Essentially from a sports science perspective any kind of structured video feedback can help athletes and their coaches. The type of sport and the level at which it is played is unimportant: from hobby golfers and foosball players to up-and-coming swimmers and skateboarders – video can help everyone. Anyone from beginners to olympians can further than technical and tactical qualities through the use of video analysis. Just being able to see yourself moving often helps you understand the technical side more thoroughly. Above all its use in schools holds exciting potential.
How can movie editing software be useful in post-game analysis? How is it used?
You have to ask yourself certain questions such as “what were our biggest weaknesses in the last game?” and “what did we do well?” Movie making software such as MAGIX Movie Edit Pro or MAGIX Video Pro X provide the technical capabilities that allow you to cut out footage pertinent to the above questions, arrange it, manage it and output it. In addition, you can give the coach and the players feedback during the game, for example, at half-time. It’s up to the experts in their field to take care of the qualitative assessment of video footage and stats because they have practical experience in the sport and scientific expertise to boot, and can thus impart knowledge to coaches and players in an effective way. We take charge of this task for our partners such as the German Handball Federation and first and second division football teams. In amateur teams the coach is responsible for filling this role, as is the teacher in schools.

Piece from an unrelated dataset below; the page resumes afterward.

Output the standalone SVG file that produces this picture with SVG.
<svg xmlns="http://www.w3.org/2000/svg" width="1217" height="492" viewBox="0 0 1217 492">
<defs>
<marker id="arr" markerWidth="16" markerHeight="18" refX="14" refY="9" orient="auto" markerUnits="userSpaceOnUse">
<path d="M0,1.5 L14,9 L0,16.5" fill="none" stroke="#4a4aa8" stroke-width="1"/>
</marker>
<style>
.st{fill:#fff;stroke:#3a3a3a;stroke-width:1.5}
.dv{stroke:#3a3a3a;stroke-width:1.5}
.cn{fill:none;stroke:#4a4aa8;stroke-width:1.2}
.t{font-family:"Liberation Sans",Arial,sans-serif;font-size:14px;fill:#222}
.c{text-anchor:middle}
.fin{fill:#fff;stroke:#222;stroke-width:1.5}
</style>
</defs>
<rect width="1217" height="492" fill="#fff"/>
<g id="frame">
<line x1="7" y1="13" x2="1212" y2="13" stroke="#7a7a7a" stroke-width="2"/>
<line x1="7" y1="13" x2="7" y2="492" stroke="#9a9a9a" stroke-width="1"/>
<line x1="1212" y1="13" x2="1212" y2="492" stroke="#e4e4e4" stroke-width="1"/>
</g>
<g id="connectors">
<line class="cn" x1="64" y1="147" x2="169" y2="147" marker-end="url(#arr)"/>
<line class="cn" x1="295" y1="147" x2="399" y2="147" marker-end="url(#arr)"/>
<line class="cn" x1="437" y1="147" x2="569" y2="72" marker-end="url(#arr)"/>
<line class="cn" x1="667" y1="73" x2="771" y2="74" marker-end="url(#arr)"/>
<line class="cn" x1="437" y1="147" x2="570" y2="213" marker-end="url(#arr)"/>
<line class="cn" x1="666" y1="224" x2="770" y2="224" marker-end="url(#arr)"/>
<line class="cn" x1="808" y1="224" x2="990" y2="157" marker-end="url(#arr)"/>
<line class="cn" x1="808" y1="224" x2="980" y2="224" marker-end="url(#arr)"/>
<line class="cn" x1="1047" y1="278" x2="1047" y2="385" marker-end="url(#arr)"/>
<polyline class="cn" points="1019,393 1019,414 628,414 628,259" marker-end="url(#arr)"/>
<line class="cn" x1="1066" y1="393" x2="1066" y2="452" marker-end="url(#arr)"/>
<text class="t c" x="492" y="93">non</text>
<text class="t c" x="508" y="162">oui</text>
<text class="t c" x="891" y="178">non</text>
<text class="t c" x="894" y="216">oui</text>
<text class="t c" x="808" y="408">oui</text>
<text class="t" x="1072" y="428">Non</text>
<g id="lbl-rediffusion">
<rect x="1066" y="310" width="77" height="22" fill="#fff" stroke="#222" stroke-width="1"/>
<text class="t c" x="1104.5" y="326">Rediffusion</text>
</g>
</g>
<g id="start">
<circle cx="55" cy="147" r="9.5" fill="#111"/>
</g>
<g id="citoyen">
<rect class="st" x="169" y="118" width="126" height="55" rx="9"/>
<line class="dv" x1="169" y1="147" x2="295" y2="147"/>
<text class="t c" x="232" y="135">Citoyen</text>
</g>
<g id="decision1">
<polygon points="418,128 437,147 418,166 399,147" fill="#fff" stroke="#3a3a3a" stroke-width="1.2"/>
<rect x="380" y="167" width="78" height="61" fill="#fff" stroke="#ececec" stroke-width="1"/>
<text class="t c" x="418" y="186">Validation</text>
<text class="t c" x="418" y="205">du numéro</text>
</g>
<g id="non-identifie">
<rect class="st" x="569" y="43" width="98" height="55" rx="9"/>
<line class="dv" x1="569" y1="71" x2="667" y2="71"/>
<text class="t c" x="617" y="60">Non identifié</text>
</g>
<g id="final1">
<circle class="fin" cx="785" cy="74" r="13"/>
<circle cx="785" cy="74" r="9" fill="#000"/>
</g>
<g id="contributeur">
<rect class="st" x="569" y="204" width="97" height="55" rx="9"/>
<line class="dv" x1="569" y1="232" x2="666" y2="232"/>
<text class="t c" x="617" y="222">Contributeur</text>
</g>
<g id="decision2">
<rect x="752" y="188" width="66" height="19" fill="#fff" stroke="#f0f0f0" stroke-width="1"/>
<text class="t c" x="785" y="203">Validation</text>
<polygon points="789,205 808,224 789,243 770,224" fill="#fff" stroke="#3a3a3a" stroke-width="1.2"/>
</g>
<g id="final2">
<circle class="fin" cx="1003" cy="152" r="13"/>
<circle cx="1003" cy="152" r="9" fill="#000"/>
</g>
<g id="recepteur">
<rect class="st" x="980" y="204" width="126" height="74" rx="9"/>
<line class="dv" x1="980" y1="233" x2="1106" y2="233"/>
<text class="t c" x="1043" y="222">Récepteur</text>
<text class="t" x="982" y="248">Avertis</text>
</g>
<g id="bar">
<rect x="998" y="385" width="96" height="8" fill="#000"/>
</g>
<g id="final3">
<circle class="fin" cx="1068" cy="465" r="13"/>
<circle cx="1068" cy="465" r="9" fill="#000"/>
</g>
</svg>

How important is the output video footage? Will footage from a few spectators do the job or do you need special recordings for analysis?

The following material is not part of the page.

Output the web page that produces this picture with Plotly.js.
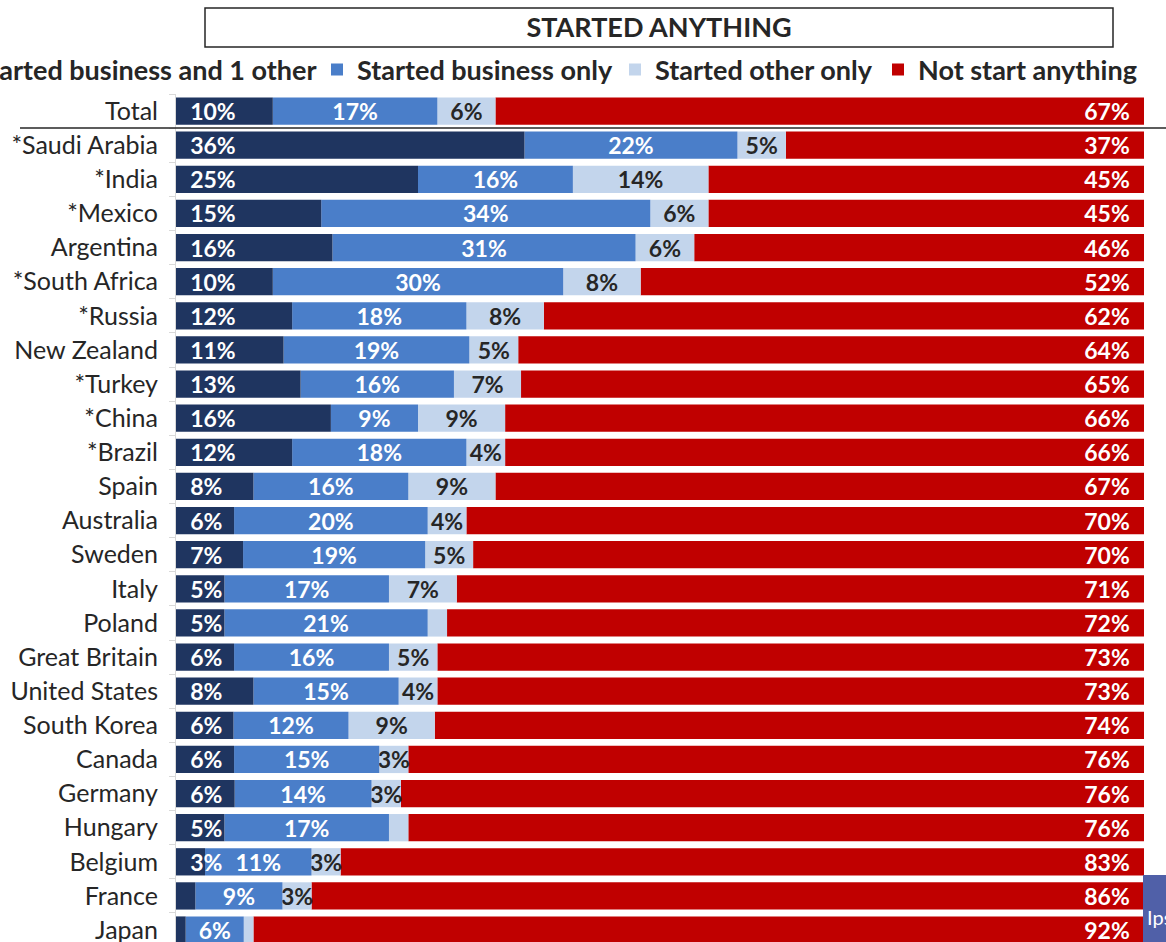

It would be worth the experience just to analyze videos on a Bundesliga match recorded on a mobile phone. You’d at least have enough angles. Saying that though we have used footage taken by one of the players’ dads for a motivational video before.

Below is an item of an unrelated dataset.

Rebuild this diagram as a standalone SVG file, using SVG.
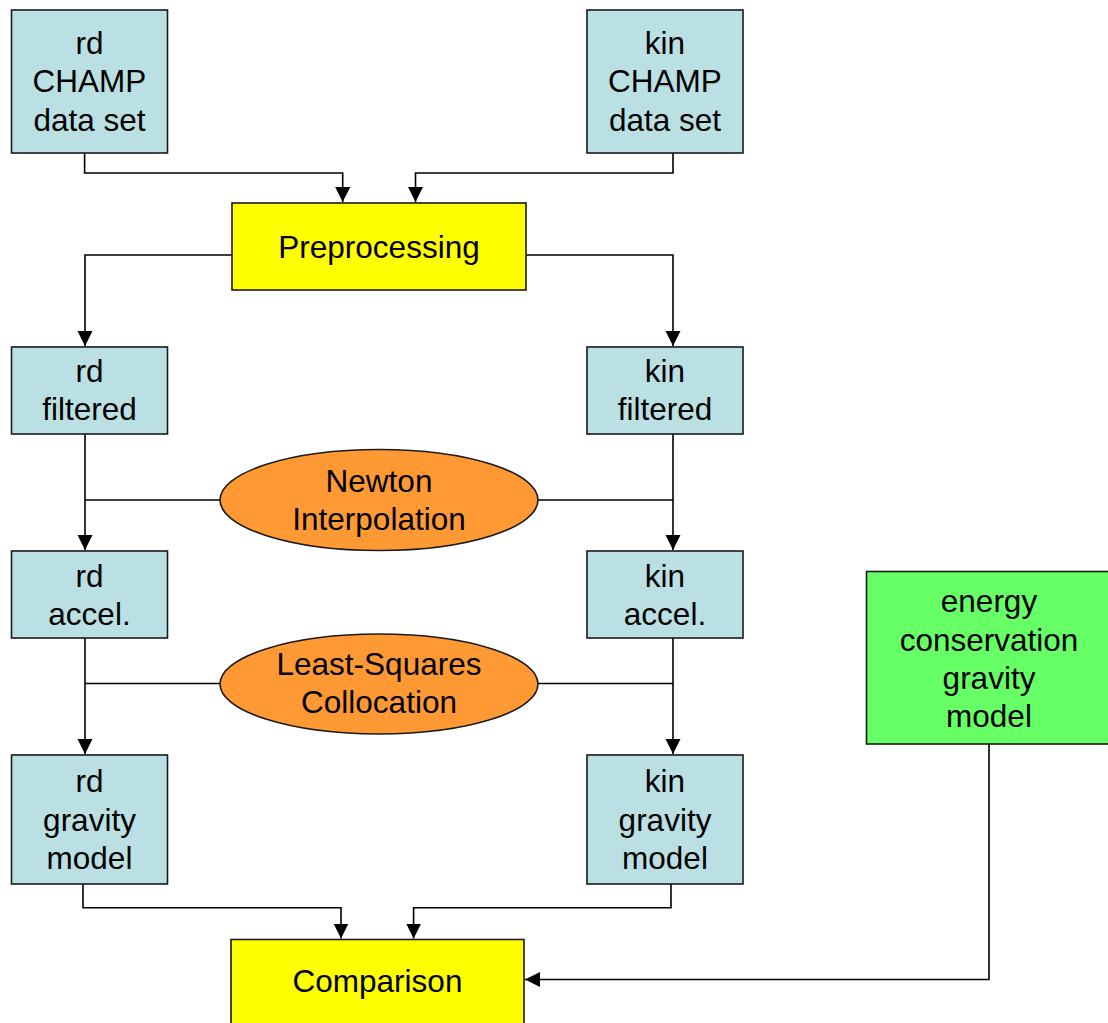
<svg xmlns="http://www.w3.org/2000/svg" width="1108" height="1023" viewBox="0 0 1108 1023">
  <style>
    .box { stroke: #1a1a1a; stroke-width: 1.6; }
    .blue { fill: #BAE0E3; }
    .yellow { fill: #FFFF00; }
    .orange { fill: #FF9933; }
    .green { fill: #66FF66; }
    .lbl { font-family: "Liberation Sans", Arial, sans-serif; font-size: 31.5px; fill: #000; text-anchor: middle; }
    .conn { fill: none; stroke: #000; stroke-width: 1.6; }
  </style>
  <defs>
    <marker id="arr" markerUnits="userSpaceOnUse" markerWidth="16" markerHeight="16" refX="15" refY="7.5" orient="auto">
      <path d="M0,0 L15,7.5 L0,15 z" fill="#000"/>
    </marker>
  </defs>
  <rect width="1108" height="1023" fill="#fff"/>

  <g id="connectors">
    <path class="conn" d="M84.6,153 V173 H342.7 V202" marker-end="url(#arr)"/>
    <path class="conn" d="M673,153 V173 H415.5 V202" marker-end="url(#arr)"/>
    <path class="conn" d="M232,255 H85 V346" marker-end="url(#arr)"/>
    <path class="conn" d="M526,255 H673 V346" marker-end="url(#arr)"/>
    <path class="conn" d="M85,434 V550" marker-end="url(#arr)"/>
    <path class="conn" d="M673,434 V550" marker-end="url(#arr)"/>
    <path class="conn" d="M220,500 H85"/>
    <path class="conn" d="M538,500 H673"/>
    <path class="conn" d="M85,638 V754" marker-end="url(#arr)"/>
    <path class="conn" d="M673,638 V754" marker-end="url(#arr)"/>
    <path class="conn" d="M220,683.5 H85"/>
    <path class="conn" d="M538,683.5 H673"/>
    <path class="conn" d="M83,884 V907.7 H341 V938.5" marker-end="url(#arr)"/>
    <path class="conn" d="M671,884 V907.7 H413.6 V938.5" marker-end="url(#arr)"/>
    <path class="conn" d="M989,744 V979.5 H525" marker-end="url(#arr)"/>
  </g>

  <g id="rd-champ">
    <rect class="box blue" x="11.5" y="10" width="156" height="143"/>
    <text class="lbl" x="89.5" y="53.5">rd</text>
    <text class="lbl" x="89.5" y="92">CHAMP</text>
    <text class="lbl" x="89.5" y="130.5">data set</text>
  </g>
  <g id="kin-champ">
    <rect class="box blue" x="587" y="10" width="156" height="143"/>
    <text class="lbl" x="665" y="53.5">kin</text>
    <text class="lbl" x="665" y="92">CHAMP</text>
    <text class="lbl" x="665" y="130.5">data set</text>
  </g>
  <g id="preprocessing">
    <rect class="box yellow" x="232" y="203" width="294" height="87"/>
    <text class="lbl" x="379" y="258">Preprocessing</text>
  </g>
  <g id="rd-filtered">
    <rect class="box blue" x="11.5" y="347" width="156" height="87"/>
    <text class="lbl" x="89.5" y="381.5">rd</text>
    <text class="lbl" x="89.5" y="420">filtered</text>
  </g>
  <g id="kin-filtered">
    <rect class="box blue" x="587" y="347" width="156" height="87"/>
    <text class="lbl" x="665" y="381.5">kin</text>
    <text class="lbl" x="665" y="420">filtered</text>
  </g>
  <g id="newton">
    <ellipse class="box orange" cx="379" cy="500" rx="159" ry="50.5"/>
    <text class="lbl" x="379" y="492">Newton</text>
    <text class="lbl" x="379" y="530">Interpolation</text>
  </g>
  <g id="rd-accel">
    <rect class="box blue" x="11.5" y="551" width="156" height="87"/>
    <text class="lbl" x="89.5" y="586.5">rd</text>
    <text class="lbl" x="89.5" y="625">accel.</text>
  </g>
  <g id="kin-accel">
    <rect class="box blue" x="587" y="551" width="156" height="87"/>
    <text class="lbl" x="665" y="586.5">kin</text>
    <text class="lbl" x="665" y="625">accel.</text>
  </g>
  <g id="lsc">
    <ellipse class="box orange" cx="379" cy="684" rx="159" ry="50"/>
    <text class="lbl" x="379" y="675">Least-Squares</text>
    <text class="lbl" x="379" y="713">Collocation</text>
  </g>
  <g id="energy">
    <rect class="box green" x="866.5" y="571.5" width="250" height="172.5"/>
    <text class="lbl" x="989" y="612">energy</text>
    <text class="lbl" x="989" y="650.5">conservation</text>
    <text class="lbl" x="989" y="689">gravity</text>
    <text class="lbl" x="989" y="727">model</text>
  </g>
  <g id="rd-gravity">
    <rect class="box blue" x="11.5" y="755" width="156" height="129"/>
    <text class="lbl" x="89.5" y="791.5">rd</text>
    <text class="lbl" x="89.5" y="830.5">gravity</text>
    <text class="lbl" x="89.5" y="868.5">model</text>
  </g>
  <g id="kin-gravity">
    <rect class="box blue" x="587" y="755" width="156" height="129"/>
    <text class="lbl" x="665" y="791.5">kin</text>
    <text class="lbl" x="665" y="830.5">gravity</text>
    <text class="lbl" x="665" y="868.5">model</text>
  </g>
  <g id="comparison">
    <rect class="box yellow" x="231" y="939.5" width="293" height="100"/>
    <text class="lbl" x="377.5" y="992">Comparison</text>
  </g>
</svg>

Normally, for handball in any case, it’s best to have a relatively high, central position to film from. A tripod, camera (we’re using a HDV camera), a FireWire cable and a copy of MAGIX Movie Edit Pro installed on a laptop will do you just fine. Depending on circumstances you can also transfer the videos when you get back home. Sometime we work with two or three cameras simultaneously to ensure we catch certain specific aspects of a game.
Can techniques for analyzing handball videos come in useful for other types of sport?
Qualitative video analysis was originally used for beach volleyball by Gunnar Hansen in 1999. Using this he and his team won the bronze medal at the Sydney Olympics. We then adapted this method for handball and have been using it to support the German Handball Federation for more than three years. Last year we won the Junior European Championship in the Czech Republic with the boys and the coaches. This year we want to do our very best at the Youth World Handball Championship in Tunisia. Having practical and theoretic experience means it’s possible to use post-game analysis in some sense for all kinds of sports. At the moment we’re working with three separate professional football teams. The relevant social frameworks do need to be respected though. A team in the Bundesliga is under different pressures compared to a youth team, who are very much still in training. Different elements are important for different people, golfers and water polo players need to focus on distinctly different areas.
What analysis tips or suggestions are there for different athletes and sports? What should you pay attention to?
To list all elements to look out for in the analysis stage would take far too long, mentioning a few wouldn’t hurt though:
- Design video sessions to be no longer than 20 (which works out on average to around 8 minutes of footage) because concentration levels will start to drop.
- It’s advisable to use both realtime and slow-mo footage.
- Clips should be arranged into categories (e.g. defense, attacking, fast breaks)
- It’s important to review both positive and negative points.
- Video sessions should be held at regular intervals
The sky’s the limit to your creativity Aim for the top in your sports too!